Crystalline WO3 nanowires array sheathed with sputtered amorphous shells for enhanced electrochromic performance

Abstract

Rational construction of crystalline/amorphous tungsten trioxide core/shell nanowire arrays have been obtained by combing solvothermal and magnetron sputtering techniques. High resolution transmission electron microscopy (HRTEM) and X-ray diffraction (XRD) characterization results reveal that the core/shell nanowires are composed of single crystal hexagonal tungsten trioxide nanocores sheathed with amorphous tungsten trioxide nanoshells. By the well-controlled sputtering technique, the thickness of the amorphous WO3 nanoshell can be precisely modulated which determines evidently electrochromic properties of the core/shell nanostructure.

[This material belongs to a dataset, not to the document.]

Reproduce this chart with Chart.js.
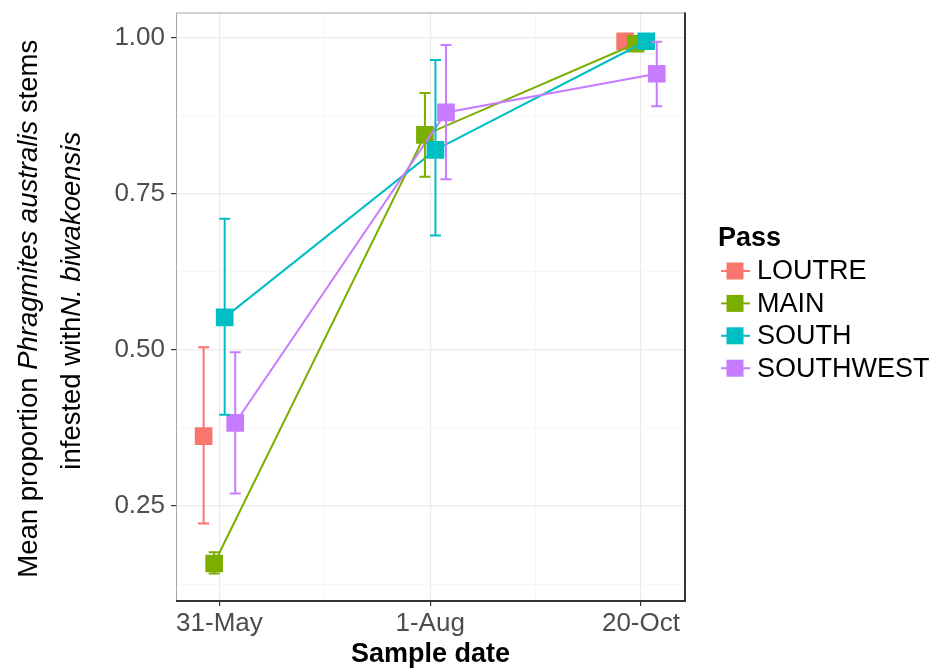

The optimized core/shell nanowires display exceptional electrochromic properties of high optical contrast (84.5% at 633 nm and 80.0% at 1500 nm), fast switching speeds (1.2 s for bleaching and 3.6 s for coloring)，high coloration efficiency (83.6 cm2/C at 633 nm) and exceptional cycle stability (91.9% after 3000 cycles). The enhanced performance can be attributed to the complementary advantages of the crystalline nanocores and the well-defined amorphous nanoshells as well as their interface interaction. The strategy of synthesizing crystalline/amorphous core-shell nanoarrays proposes a reliable solution to produce high performance electrochromic materials and devices such as energy saving smart window, outdoor static displays and other energy-efficient applications.